NodeJs CMS - XML or JSON as storage format when building a CMS

I'm writing a CMS in javascript on top of NodeJs with Express. My goal was to build something that I've built daily for the past years in .NET, but now purely in javascript. At the moment, I have the basic flow working, editing pages inline (with "contenteditable" attribute), then parsing the HTML of those editable divs to JSON and storing it in MongoDB.

The other way around off course, the JSON for the needed sections is parsed back to HTML server side and inserted in a JSDom document with jQuery and then the whole document is sent to the client.

This all works perfectly, but now I'm in a discussion with a colleague who is questioning the part where HTML is stored as JSON. In his opinion this should be XML, but before changing everything to XML I would like to hear some more opinions on this matter.

Does XML have an advantage over JSON in any part of the process? I would have to use XSLT to format the XML to HTML, instead of parsing the JSON back to HTML as i do know.

Any opinion on this would be highly appreciated.
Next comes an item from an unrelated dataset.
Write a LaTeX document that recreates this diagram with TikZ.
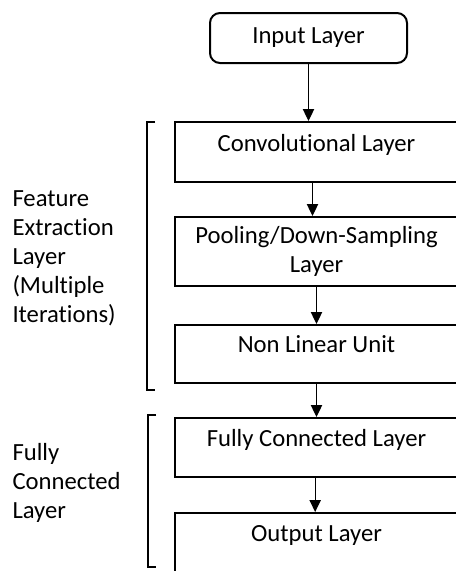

I would tend to store the data in XML using a XML Database solution like BaseX for the following reasons:

  • It is very well suited to generate other markup formats like HTML in a standards compliant way using XSLT
  • It is easy to query using a standards compliant language like XPath
  • It's relatively easy to convert to almost all other formats (like PDF for example using XSL:FO)
  • It is easy to read/comprehend in almost any editor

To me it feels complex to convert a markup language like HTML (which is the input data format I assume of the CMS) to JSON and then convert the JSON back to HTML when rendering the CMS pages in "read" mode. Assuming that the input format is valid XHTML you could store and retrieve it as native XML which feels more natural to me.

JSON is definitely a more "node native" storage format. It also works nicely with mongo (couch, riak), as you've noted. One additional advantage of storing data as JSON rather than as (Stringified) XML, is that you can start indexing and querying properties in mongoDB whenever you feel like it.

If you organize your app nicely, it is very simple to replace your toJSON() page serializer with a toXML() method and vice versa. Your decision isn't set in stone, but since it seems to work for you and "it's the node way", I would stick with JSON.

I'd love to see some answers that are pro-XML, if anyone is up for it.

I suggestion you using JSON, it doesn't need much storage.

Most important it's super fast, I have tested parsing a querystring and a json object in nodejs, json is more faster than querystring. I believe it will more faster than XML too.

My latest open source project ourjs.org is also based on JSON. It's also a small CMS and it's very easy to cache data in the memory, so JSON is the one.